This week, we’re channelling pop perfection, indie pop, pop punk…pop galore!
BY ELEANOR NOYCE, IMAGES VIA ITUNES, ANITA MCANDREW, ISAAC LAMB, KELSI LUCK, LEWIS VORN
Now then, how are we all feeling after that week of heat? Parched for more tunes, we’ll bet! This week, we’ve got a spot of Tiiva, Mabel, Pixey and more for you. Enjoy!
Tiiva – Losing U
Fresh from artist and producer Tiiva, Losing U is a liberating anthem for fans of Charli XCX, fka twigs and James Blake. Unique to the core, this track channels a unique sound, bringing the listener through dark times to a cathartic feeling of happiness. On the track, they state: “Losing u is about loss and identity in queer relationships, the cracks and flaws that we see in ourselves being drawn out and exposed under the light of vulnerability.
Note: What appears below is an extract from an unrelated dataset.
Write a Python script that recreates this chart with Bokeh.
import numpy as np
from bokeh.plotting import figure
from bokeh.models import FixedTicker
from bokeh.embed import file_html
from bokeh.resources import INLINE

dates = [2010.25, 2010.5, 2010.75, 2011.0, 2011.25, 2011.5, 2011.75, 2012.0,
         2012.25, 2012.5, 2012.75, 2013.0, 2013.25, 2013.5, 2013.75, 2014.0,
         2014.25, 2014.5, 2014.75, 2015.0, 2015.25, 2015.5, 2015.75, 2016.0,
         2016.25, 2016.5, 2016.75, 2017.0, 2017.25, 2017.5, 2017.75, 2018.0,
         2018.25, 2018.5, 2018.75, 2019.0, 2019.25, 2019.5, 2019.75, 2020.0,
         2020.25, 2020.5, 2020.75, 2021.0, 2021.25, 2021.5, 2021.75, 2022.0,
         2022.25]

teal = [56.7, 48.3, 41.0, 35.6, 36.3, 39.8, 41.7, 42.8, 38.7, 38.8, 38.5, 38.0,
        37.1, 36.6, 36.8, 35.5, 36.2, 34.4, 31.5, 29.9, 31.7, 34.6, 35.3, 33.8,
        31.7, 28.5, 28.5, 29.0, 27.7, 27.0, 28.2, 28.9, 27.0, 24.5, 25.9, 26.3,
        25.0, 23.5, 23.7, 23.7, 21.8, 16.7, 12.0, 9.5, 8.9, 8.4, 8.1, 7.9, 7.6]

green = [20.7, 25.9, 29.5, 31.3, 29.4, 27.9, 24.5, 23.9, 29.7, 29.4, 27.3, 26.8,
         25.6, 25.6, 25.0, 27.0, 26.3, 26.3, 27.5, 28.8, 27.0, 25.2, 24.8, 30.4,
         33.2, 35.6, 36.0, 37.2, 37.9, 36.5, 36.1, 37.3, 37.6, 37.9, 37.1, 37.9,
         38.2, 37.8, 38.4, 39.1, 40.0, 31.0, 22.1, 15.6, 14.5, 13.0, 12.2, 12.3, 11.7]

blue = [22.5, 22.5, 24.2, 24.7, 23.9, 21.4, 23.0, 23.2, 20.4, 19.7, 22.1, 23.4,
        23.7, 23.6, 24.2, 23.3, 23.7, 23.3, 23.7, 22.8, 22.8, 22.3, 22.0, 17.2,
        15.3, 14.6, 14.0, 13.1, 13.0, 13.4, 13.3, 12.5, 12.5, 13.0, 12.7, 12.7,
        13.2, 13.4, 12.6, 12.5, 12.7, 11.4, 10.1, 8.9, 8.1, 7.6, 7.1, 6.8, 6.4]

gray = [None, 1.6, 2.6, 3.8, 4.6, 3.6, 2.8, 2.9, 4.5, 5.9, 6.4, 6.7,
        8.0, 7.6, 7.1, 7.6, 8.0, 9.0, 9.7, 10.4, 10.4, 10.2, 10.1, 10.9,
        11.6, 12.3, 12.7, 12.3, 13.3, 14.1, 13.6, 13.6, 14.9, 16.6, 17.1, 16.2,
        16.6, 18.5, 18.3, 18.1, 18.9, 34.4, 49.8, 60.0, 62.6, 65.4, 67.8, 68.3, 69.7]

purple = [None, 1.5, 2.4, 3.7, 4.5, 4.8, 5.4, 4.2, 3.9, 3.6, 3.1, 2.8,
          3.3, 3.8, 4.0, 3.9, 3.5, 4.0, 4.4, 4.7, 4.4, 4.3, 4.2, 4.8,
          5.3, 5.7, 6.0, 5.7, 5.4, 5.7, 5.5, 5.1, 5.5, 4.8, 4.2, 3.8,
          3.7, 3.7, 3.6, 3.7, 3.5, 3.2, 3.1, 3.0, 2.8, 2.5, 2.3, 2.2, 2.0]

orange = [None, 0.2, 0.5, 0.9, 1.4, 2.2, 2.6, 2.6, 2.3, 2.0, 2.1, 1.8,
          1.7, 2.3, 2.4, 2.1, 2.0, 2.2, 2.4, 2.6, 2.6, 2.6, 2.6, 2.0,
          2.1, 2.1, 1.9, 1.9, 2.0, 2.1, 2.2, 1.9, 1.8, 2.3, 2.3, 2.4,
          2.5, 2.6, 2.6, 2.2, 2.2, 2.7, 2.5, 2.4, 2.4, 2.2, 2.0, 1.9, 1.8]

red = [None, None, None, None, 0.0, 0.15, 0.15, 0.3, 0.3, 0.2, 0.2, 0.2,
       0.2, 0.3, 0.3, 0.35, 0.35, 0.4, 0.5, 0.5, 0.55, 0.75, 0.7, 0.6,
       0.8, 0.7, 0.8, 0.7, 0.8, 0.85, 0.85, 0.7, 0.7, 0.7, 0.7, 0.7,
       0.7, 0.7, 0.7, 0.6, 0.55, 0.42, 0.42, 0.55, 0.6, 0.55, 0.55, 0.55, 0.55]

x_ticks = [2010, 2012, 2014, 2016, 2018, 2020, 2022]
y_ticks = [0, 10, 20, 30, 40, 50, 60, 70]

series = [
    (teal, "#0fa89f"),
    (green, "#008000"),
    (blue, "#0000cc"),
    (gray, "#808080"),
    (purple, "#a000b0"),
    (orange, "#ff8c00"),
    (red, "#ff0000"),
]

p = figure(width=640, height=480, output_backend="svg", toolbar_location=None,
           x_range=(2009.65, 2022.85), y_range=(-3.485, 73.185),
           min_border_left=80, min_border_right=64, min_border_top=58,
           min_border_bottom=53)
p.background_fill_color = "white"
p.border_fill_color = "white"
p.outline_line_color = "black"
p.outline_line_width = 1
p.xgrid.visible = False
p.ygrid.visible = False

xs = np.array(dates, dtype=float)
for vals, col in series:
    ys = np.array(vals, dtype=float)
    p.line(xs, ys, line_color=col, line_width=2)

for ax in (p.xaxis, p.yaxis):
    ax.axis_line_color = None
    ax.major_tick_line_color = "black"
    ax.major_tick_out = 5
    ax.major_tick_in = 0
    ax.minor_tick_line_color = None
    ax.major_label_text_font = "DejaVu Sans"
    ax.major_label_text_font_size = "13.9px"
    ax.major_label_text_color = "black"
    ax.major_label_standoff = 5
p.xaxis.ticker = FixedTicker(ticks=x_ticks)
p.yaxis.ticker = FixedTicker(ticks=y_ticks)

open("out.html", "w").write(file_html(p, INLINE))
I wrote this in a small dark room late at night, a stream of self uncovering and cigarettes when everything felt hopeless, it’s always hard to say the words when there’s the chaos of change and perpetual recovery that we hope will come in time. I wrote this about hope and hopelessness, an honest letter with my pride on the floor.”
Mabel – About Last Night
Pop perfection at its finest, Mabel returns with another floor-filling album. These tracks were written as the world entered lockdown back in 2020, narrating those romantic elements of everyday life that we quickly came to miss during isolation in About Last Night. Documenting the small details of nights out from getting ready with friends to stumbling home at 5am, this track in particular will make you long for an evening with your gal pals. Mabel herself has noted that, whilst producing this album, she was influenced by the likes of Paris Is Burning, Pose and RuPaul’s Drag Race, all of which she obsessively binged during lockdown. That sounds queer as hell!
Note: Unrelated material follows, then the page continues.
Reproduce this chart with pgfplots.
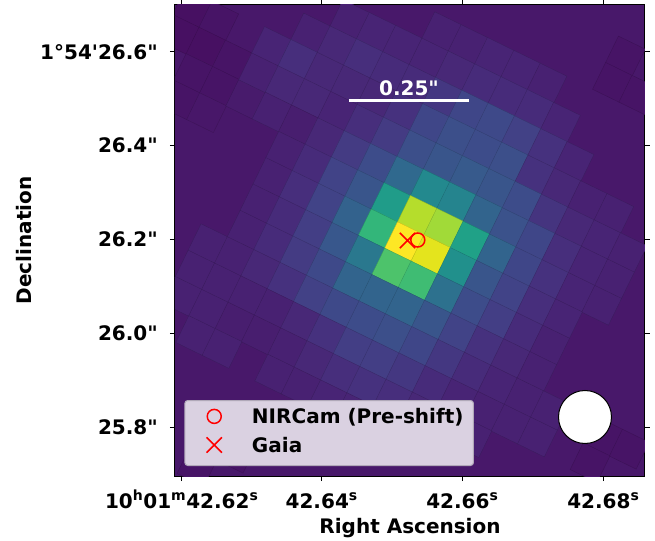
\documentclass[border=0pt]{standalone}
\usepackage{fontspec}
\setmainfont{DejaVu Sans}[Ligatures=TeXOff]
\usepackage{pgfplots}
\usepackage{pgfplotstable}
\pgfplotsset{compat=1.18}
\definecolor{bgcol}{HTML}{48186A}
\definecolor{legfill}{HTML}{DAD1E1}
\definecolor{legedge}{HTML}{B0A8B8}
\newcommand\F{\fontsize{20bp}{24bp}\selectfont\bfseries}

% rotated detector pixels: grid index i, j and normalised flux c
\pgfplotstableread{
i j c
-11 -4 0.04
-11 -3 0.04
-11 -2 0.05
-10 -4 0.05
-10 -3 0.04
-10 -2 0.05
-10 -1 0.05
-9 -3 0.05
-9 -2 0.05
-9 -1 0.06
-8 -2 0.07
3 -9 0.05
4 -9 0.04
3 -8 0.05
4 -8 0.05
-4 9 0.05
-3 9 0.05
-4 10 0.05
8 3 0.05
8 4 0.05
9 3 0.05
-7 -5 0.09
-6 -6 0.09
-5 -6 0.10
-4 -6 0.10
-6 -5 0.11
-5 -5 0.13
-4 -5 0.12
-8 -4 0.10
-8 -3 0.09
-3 -7 0.09
-2 -7 0.09
-1 -7 0.10
0 -7 0.10
1 -7 0.09
-3 -6 0.10
-2 -6 0.11
-1 -6 0.12
0 -6 0.12
1 -6 0.12
2 -6 0.10
-3 -5 0.12
-2 -5 0.16
-1 -5 0.21
0 -5 0.22
1 -5 0.19
2 -5 0.14
3 -5 0.10
-7 -4 0.13
-6 -4 0.11
-5 -4 0.11
-4 -4 0.11
-3 -4 0.14
-2 -4 0.21
-1 -4 0.24
0 -4 0.23
1 -4 0.24
2 -4 0.14
3 -4 0.11
4 -4 0.09
5 -4 0.09
-7 -3 0.11
-6 -3 0.11
-5 -3 0.10
-4 -3 0.13
-3 -3 0.17
-2 -3 0.24
-1 -3 0.26
0 -3 0.28
1 -3 0.26
2 -3 0.23
3 -3 0.15
4 -3 0.11
5 -3 0.10
6 -3 0.09
-7 -2 0.09
-6 -2 0.08
-5 -2 0.11
-4 -2 0.17
-3 -2 0.23
-2 -2 0.34
-1 -2 0.47
0 -2 0.45
1 -2 0.32
2 -2 0.25
3 -2 0.21
4 -2 0.13
5 -2 0.10
6 -2 0.09
-6 -1 0.09
-5 -1 0.12
-4 -1 0.20
-3 -1 0.26
-2 -1 0.55
-1 -1 0.89
0 -1 0.86
1 -1 0.57
2 -1 0.32
3 -1 0.21
4 -1 0.14
5 -1 0.10
6 -1 0.09
-6 0 0.09
-5 0 0.13
-4 0 0.20
-3 0 0.31
-2 0 0.66
-1 0 1.00
0 0 0.96
1 0 0.50
2 0 0.26
3 0 0.20
4 0 0.13
5 0 0.10
-6 1 0.09
-5 1 0.12
-4 1 0.18
-3 1 0.27
-2 1 0.40
-1 1 0.72
0 1 0.69
1 1 0.37
2 1 0.23
3 1 0.18
4 1 0.12
5 1 0.09
-6 2 0.09
-5 2 0.12
-4 2 0.17
-3 2 0.22
-2 2 0.32
-1 2 0.32
0 2 0.32
1 2 0.26
2 2 0.20
3 2 0.14
4 2 0.11
5 2 0.09
-7 3 0.09
-6 3 0.09
-5 3 0.11
-4 3 0.14
-3 3 0.19
-2 3 0.22
-1 3 0.23
0 3 0.24
1 3 0.21
2 3 0.16
3 3 0.12
4 3 0.10
5 3 0.09
6 3 0.09
-7 4 0.09
-6 4 0.09
-5 4 0.09
-4 4 0.09
-3 4 0.11
-2 4 0.14
-1 4 0.18
0 4 0.18
1 4 0.16
2 4 0.12
3 4 0.10
4 4 0.09
5 4 0.09
6 4 0.09
-7 5 0.09
-6 5 0.09
-5 5 0.08
-4 5 0.08
-3 5 0.09
-2 5 0.11
-1 5 0.13
0 5 0.14
1 5 0.13
2 5 0.11
3 5 0.09
4 5 0.09
-6 6 0.09
-5 6 0.09
-3 6 0.09
-2 6 0.09
-1 6 0.10
0 6 0.10
1 6 0.09
}\cells

\begin{document}
\begin{tikzpicture}
\path[use as bounding box] (-175bp,-65bp) rectangle (480bp,476bp);
\begin{axis}[
  at={(0,0)}, anchor=south west,
  scale only axis, width=470bp, height=471bp,
  xmin=175, xmax=645, ymin=-476, ymax=-5,
  axis background/.style={fill=bgcol},
  colormap/viridis, point meta min=0, point meta max=1,
  clip marker paths=true,
  axis line style={line width=1bp},
  tick align=outside, major tick length=5bp,
  every tick/.style={black, line width=1bp},
  xtick={181.7,321.7,462.3,603.3},
  xticklabels={10\textsuperscript{h}01\textsuperscript{m}42.62\textsuperscript{s},
               42.64\textsuperscript{s}, 42.66\textsuperscript{s}, 42.68\textsuperscript{s}},
  ytick={-427,-333.3,-239.3,-145.7,-51.7},
  yticklabels={25.8", 26.0", 26.2", 26.4", 1°54'26.6"},
  every tick label/.append style={font=\F, inner sep=0pt},
  xticklabel style={anchor=base, yshift=-27bp},
  yticklabel style={anchor=east, xshift=-12bp},
  xlabel={Right Ascension}, ylabel={Declination},
  label style={font=\F, inner sep=0pt},
  xlabel style={at={(axis description cs:0.5,-0.12102)}, anchor=base},
  ylabel style={at={(axis description cs:-0.30532,0.5)}, anchor=base},
  legend style={at={(axis cs:184.3,-466)}, anchor=south west,
    draw=legedge, line width=1bp, rounded corners=3bp, fill=legfill,
    inner xsep=10bp, inner ysep=8.2bp, row sep=8.6bp,
    nodes={inner sep=0pt, text height=15bp, text depth=5bp, font=\F},
    /tikz/every odd column/.append style={column sep=18.3bp}},
  legend cell align=left,
  legend image code/.code={%
    \path (0bp,2.3bp) (37.4bp,2.3bp);
    \draw[mark repeat=2, mark phase=2, #1] plot coordinates {(0bp,2.3bp) (18.7bp,2.3bp) (37.4bp,2.3bp)};},
]
\addplot[scatter, only marks, mark=square*, scatter src=explicit,
  mark size=14.9bp, mark options={rotate=-26, line width=0.3bp}, forget plot]
  table[x expr={424+26.34*(\thisrow{i}+0.5)-12.84*(\thisrow{j}+0.5)},
        y expr={-(235+12.84*(\thisrow{i}+0.5)+26.34*(\thisrow{j}+0.5))},
        meta=c] {\cells};
\draw[white, line width=2.7bp] (axis cs:349,-100.7) -- (axis cs:469,-100.7);
\node[white, font=\F, anchor=base, inner sep=0pt] at (axis cs:409,-95.7) {0.25"};
\draw[black, line width=1bp, fill=white] (axis cs:585,-417) circle[radius=26.5bp];
\addplot[only marks, mark=o, red, mark size=7bp, line width=1.5bp] coordinates {(417.8,-240)};
\addlegendentry{NIRCam (Pre-shift)}
\addplot[only marks, mark=x, red, mark size=10.8bp, line width=1.5bp] coordinates {(407.5,-240.5)};
\addlegendentry{Gaia}
\end{axis}
\end{tikzpicture}
\end{document}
Pixey – Recycled Paper Planes
Liverpool-based Pixey’s debut mini-album, Dreams, Pains & Paper Planes arrives in September via Chess Club Records. For now, we’ve been treated to Recycled Paper Planes, a bold track treated to a world premiere on Clara Amfo’s Future Sounds on BBC Radio 1. The song itself was written and recorded in one day in Pixey’s bedroom, channelling 90s-inspired rhythms and dream pop. On its meaning, she reveals: “‘Recycled Paper Planes’ is a track I wrote, recorded and produced in one day in my bedroom. The whole thing flowed so quickly – I started with the bass line and quickly wrote the corresponding guitar parts. The song is about everybody trying to relive & recreate other people’s dreams, that nothing is ever really original. We’re all just a recycled, repackaged version of the past trying to make a living.”
Rose Gray – Synchronicity
Brit pop babe Rose Gray dropped her new EP Synchronicity a couple of weeks ago, but we still can’t stop listening. Her track Cupid – which delightfully premiered on the same day – is described by Rose as “Carry On meets Barberella meets the Spice Girls”, which sounds utterly camp. “The EP is my favourite body of work to date. I feel I’ve found a world to place myself in. A sound. It’s ethereal, it’s ravey, there’s breakbeat, house and electronic bliss. There’s a little something for every moment of a night. Sunset to rise. Synchronicity has been inspired by some of my favourite nights out in New York and London town”, Rose reveals, going on to thank her mum’s record collection largely comprised of “late 90s Madonna, Slow-era Kylie and Balearic trip hop records like Morcheeba and Air.”
Pale Waves – The Hard Way
Ahead of Mancunian indies turned pop punks Pale Waves’ new album, Unwanted, this week the four-piece released The Hard Way. Described as one of their most “candid and sentimental” tracks to date, this track opens up about lead singer Heather Baron-Gracie’s battle with loss and the accompanying grief and guilt combined. “When I was in high school a girl who was being bullied took her own life,” Heather states. “I got on the bus with her every single morning and I would see her sitting in her same spot. She sat downstairs, and I would go upstairs. The Hard Way is about my regret for not helping her, or standing up for her, that I feel now as an adult.
“As a kid you’re so shy and afraid, but I hope it’ll influence people to stand up for those who need help, and help people understand that their words and actions can be really damaging. You don’t know how cruel you can be sometimes, especially at that age.”
Phoebe Green – Just A Game
With less than one month to go until the release of Phoebe Green’s debut album, Lucky Me, on Chess Club Records, Just A Game dropped this week. At 24 years old, Phoebe is firmly known as an indie kid but this latest track, and by extension the entire album, delves into the deep waters of pop for the first time. “‘Just A Game’ is probably the most obvious pop song on the album, which makes me feel kind of uneasy but excited. I’m still coming to terms with making songs that aren’t entirely alternative because I’m so cautious of my songs making me cringe if they sound too polished, but this one is just a pop bop and I’m here for it”, Phoebe reveals. Sign us up!